3) Faut-il un "projet" pour justifier le temps passé ensemble ? (Ou est-ce une vision utilitaire, voire libérale, de l'amitié ?)
Les seuls beaux moments passés ensemble sont ceux qui arrivent en-dehors de tout projet, mais le problème, c'est que sans projet, il est difficile de justifier d'aller passer du temps ensemble ! Ce qui est beau c'est l'amitié des eskimos : quand ils ont un coup de coeur pour quelqu'un, ils décident de partir à la pêche ou à la chasse, et ça va durer plusieurs mois dans le grand froid… L'amitié est alors frappée du sceau du danger, de l'épreuve et de l'hostilité des éléments. L'amitié est toujours écrite dans les astres, d'abord, et sur Terre ensuite.
4) Constates-tu, en ce qui concerne l'amitié, une "évolution vers l'électivité" au fil des années ?
Oui, bien sûr, mais c'est dommage. Comme l'explique Simone Weil, l'amitié devrait interdite à tous ceux qui ne savent pas être et vivre seuls. Mais surtout, pour être amis, il ne faut pas seulement avoir des rires communs, il faut aussi des combats analogues.

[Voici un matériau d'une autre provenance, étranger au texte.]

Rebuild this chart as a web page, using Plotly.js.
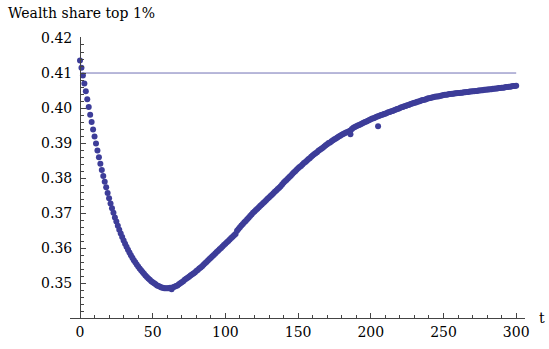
<!DOCTYPE html>
<html>
<head>
<meta charset="utf-8">
<script src="https://cdn.plot.ly/plotly-3.0.1.min.js"></script>
<style>html,body{margin:0;padding:0;background:#fff;}#chart{width:549px;height:349px;}</style>
</head>
<body>
<div id="chart"></div>
<script>
// time periods 0..300
const tVals = [];
for (let t = 0; t <= 300; t++) tVals.push(t);
// wealth share of top 1% (one value per period)
const shareVals = [
  0.4136,0.4115,0.4093,0.4070,0.4048,0.4025,0.4003,0.3981,0.3960,0.3939,
  0.3919,0.3899,0.3879,0.3860,0.3841,0.3823,0.3806,0.3790,0.3774,0.3758,
  0.3743,0.3728,0.3714,0.3701,0.3688,0.3676,0.3664,0.3653,0.3642,0.3632,
  0.3622,0.3613,0.3604,0.3596,0.3588,0.3580,0.3573,0.3566,0.3560,0.3554,
  0.3548,0.3542,0.3537,0.3532,0.3527,0.3522,0.3518,0.3514,0.3510,0.3506,
  0.3503,0.3500,0.3497,0.3494,0.3492,0.3490,0.3488,0.3487,0.3486,0.3486,
  0.3486,0.3486,0.3487,0.3483,0.3489,0.3490,0.3492,0.3494,0.3497,0.3500,
  0.3503,0.3506,0.3510,0.3513,0.3516,0.3519,0.3522,0.3525,0.3528,0.3531,
  0.3535,0.3538,0.3542,0.3545,0.3549,0.3553,0.3557,0.3561,0.3565,0.3569,
  0.3573,0.3577,0.3581,0.3585,0.3589,0.3593,0.3597,0.3601,0.3605,0.3609,
  0.3613,0.3617,0.3621,0.3625,0.3629,0.3633,0.3637,0.3641,0.3650,0.3655,
  0.3660,0.3665,0.3669,0.3674,0.3678,0.3683,0.3687,0.3692,0.3696,0.3701,
  0.3705,0.3709,0.3713,0.3717,0.3721,0.3725,0.3729,0.3733,0.3737,0.3741,
  0.3745,0.3749,0.3753,0.3757,0.3761,0.3765,0.3769,0.3773,0.3777,0.3782,
  0.3787,0.3791,0.3795,0.3799,0.3803,0.3807,0.3812,0.3816,0.3820,0.3824,
  0.3828,0.3832,0.3835,0.3839,0.3843,0.3846,0.3850,0.3854,0.3857,0.3861,
  0.3865,0.3868,0.3871,0.3874,0.3878,0.3881,0.3884,0.3887,0.3890,0.3894,
  0.3897,0.3900,0.3902,0.3905,0.3908,0.3911,0.3913,0.3916,0.3919,0.3921,
  0.3924,0.3926,0.3928,0.3930,0.3932,0.3934,0.3936,0.3940,0.3944,0.3946,
  0.3948,0.3950,0.3952,0.3954,0.3956,0.3958,0.3960,0.3962,0.3964,0.3966,
  0.3968,0.3970,0.3971,0.3973,0.3975,0.3977,0.3978,0.3980,0.3981,0.3983,
  0.3984,0.3986,0.3988,0.3989,0.3991,0.3992,0.3994,0.3995,0.3997,0.3998,
  0.4000,0.4002,0.4003,0.4005,0.4006,0.4008,0.4009,0.4011,0.4012,0.4014,
  0.4015,0.4016,0.4018,0.4019,0.4020,0.4022,0.4023,0.4024,0.4025,0.4027,
  0.4028,0.4029,0.4030,0.4031,0.4032,0.4033,0.4033,0.4034,0.4035,0.4036,
  0.4037,0.4038,0.4038,0.4039,0.4040,0.4040,0.4041,0.4041,0.4042,0.4042,
  0.4043,0.4043,0.4044,0.4044,0.4045,0.4045,0.4046,0.4046,0.4047,0.4047,
  0.4048,0.4048,0.4049,0.4049,0.4050,0.4050,0.4051,0.4051,0.4052,0.4052,
  0.4053,0.4053,0.4054,0.4054,0.4055,0.4055,0.4056,0.4056,0.4057,0.4057,
  0.4058,0.4058,0.4059,0.4060,0.4060,0.4061,0.4061,0.4062,0.4063,0.4063,
  0.4064
];
// stray points
const strayT = [186, 205];
const strayVals = [0.3925, 0.3948];
// reference level
const refT = [0, 300];
const refVals = [0.41, 0.41];

const yTicks = [0.35,0.36,0.37,0.38,0.39,0.40,0.41,0.42];
const xTicks = [0,50,100,150,200,250,300];

const ptColor = '#3d3d99';
const fnt = {family: 'DejaVu Serif, serif', size: 14, color: '#000'};

const traces = [
  {x: refT, y: refVals, mode: 'lines', line: {color: '#7070b4', width: 1}, hoverinfo: 'skip'},
  {x: tVals, y: shareVals, mode: 'markers', marker: {color: ptColor, size: 6}},
  {x: strayT, y: strayVals, mode: 'markers', marker: {color: ptColor, size: 6}}
];

const layout = {
  width: 549, height: 349,
  margin: {l: 70, r: 24, t: 37, b: 31, pad: 0},
  paper_bgcolor: '#fff', plot_bgcolor: '#fff',
  showlegend: false,
  font: fnt,
  title: {text: 'Wealth share top 1%', font: fnt, xref: 'container', yref: 'container',
          x: 8/549, xanchor: 'left', y: 1 - 13/349, yanchor: 'middle'},
  xaxis: {
    range: [-6.88, 306.05], showgrid: false, zeroline: false,
    showline: true, linecolor: '#444', linewidth: 1,
    tickmode: 'array', tickvals: xTicks, ticktext: xTicks.map(String),
    ticks: 'inside', ticklen: 5, tickcolor: '#444', tickwidth: 1,
    minor: {dtick: 10, tick0: 0, ticks: 'inside', ticklen: 3, tickcolor: '#444', showgrid: false},
    tickfont: fnt, ticklabelstandoff: 1
  },
  yaxis: {
    range: [0.3401, 0.42028], showgrid: false, zeroline: false,
    anchor: 'free', position: 6.88/312.93,
    showline: true, linecolor: '#444', linewidth: 1,
    tickmode: 'array', tickvals: yTicks, ticktext: yTicks.map(v => v.toFixed(2)),
    ticks: 'inside', ticklen: 5, tickcolor: '#444', tickwidth: 1,
    minor: {dtick: 0.002, tick0: 0.34, ticks: 'inside', ticklen: 3, tickcolor: '#444', showgrid: false},
    tickfont: fnt, ticklabelstandoff: 5
  },
  annotations: [
    {text: 't', xref: 'paper', yref: 'paper', x: (542-70)/455, y: 0, xanchor: 'center', yanchor: 'middle',
     showarrow: false, font: fnt}
  ]
};

Plotly.newPlot('chart', traces, layout, {displayModeBar: false, staticPlot: true});
</script>
</body>
</html>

Un Grand Djihad, un projet de réalisation et de délivrance dans lequel chacun est la béquille de l'autre. En fait, l'amitié, c'est la formule de Ramuntcho Matta : 1+1=3. C'est le troisième terme de l'amitié qui compte, l'enfant qui est formé par la relation.
5) L'apport des réseaux sociaux ces dernières années ?

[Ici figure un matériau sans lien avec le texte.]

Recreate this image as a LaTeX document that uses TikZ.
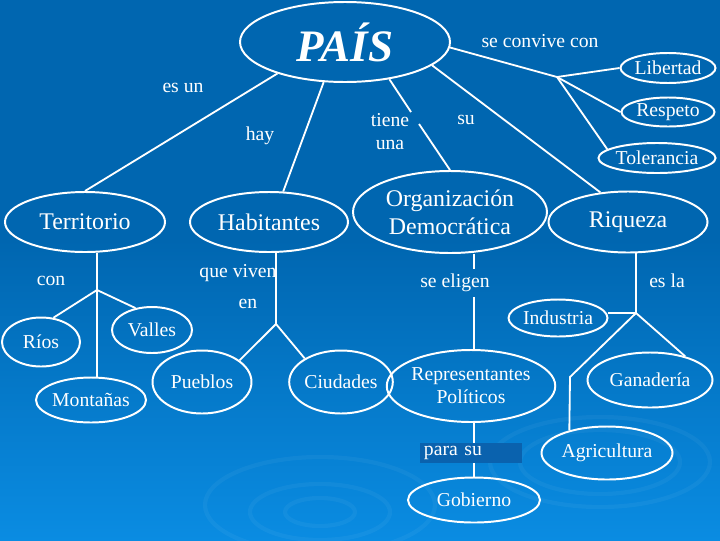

Les réseaux sociaux brouillent tous les rapports : amis, connaissances, inconnus, tous en permanence interagissent ensemble sur la petite fenêtre bizarre de l'ordinateur. Mais c'est très bien : une journée de facebook ressemble à la journée d'Ulysse de Joyce : un gigantesque cosmos en miniature, avec des conversations futiles et sérieuses. Il y a des personnes avec qui on a un échange de toute notre vie qui nous aura apporté une lumière irremplaçable sur l'existence et des personnes qu'on aura revue 4637282 fois pour rien. C'est pas grave, c'est l'étrange orchestre chaotique du Dieu-Musicien qui veut ça.

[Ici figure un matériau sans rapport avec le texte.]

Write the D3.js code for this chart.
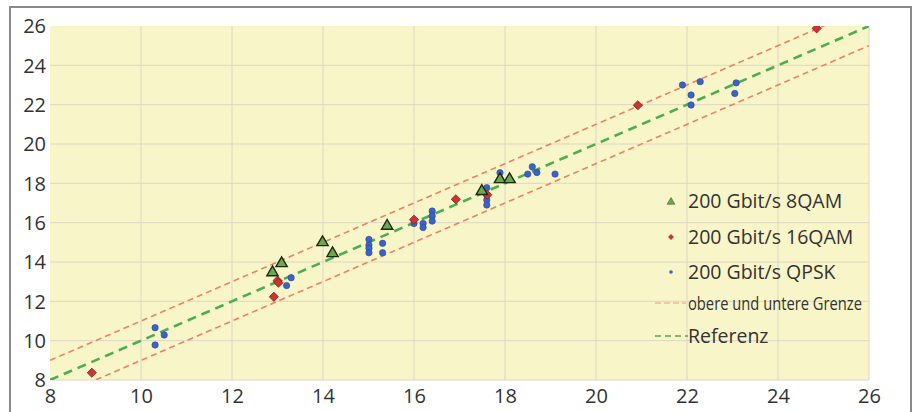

6) Que nous enseignent les
"grands anciens" en ce qui concerne l'amitié (et le fait de
"se faire des amis") passé (30 ans), 40 ans, 50 ans
?
(6bis) Quarante ans = la dernière possibilité
de se montrer "immature", juvénile, y compris dans ses
amitiés ?)
Les grands anciens n'ont pas vraiment connu l'amitié comme nous pouvons la connaître. Ils ont eu quelques amitiés électives, de vieilles amitiés qui durent une vie, mais surtout beaucoup de rencontres manquées. Il y a eu peu de connexions en dehors des conditions culturelles et sociales déjà établies : l'amitié entre mecs de 20 ans, celle entre ceux de 30 ans, celles entre ceux de 40, toujours dans leurs univers clos, et excluant de celui-ci les femmes, les enfants, les "étrangers", les vieux. "Freaks" mis à part, les premières véritables fictions de l'amitié sont "Céline et Julie vont en bateau" de Jacques Rivette et "Yakuza" de Sydney Pollack, et elles arrivent bien tard ! L'amitié devient une urgence quand le monde politique devient apocalyptique. En fait nous n'avons pas encore inventé l'amitié. Mais ça va venir, parce que les temps sont proches. L'amitié sera notre manière de faire la guerre. Ce sera notre façon de créer une armée de Freaks contre les polices du monde.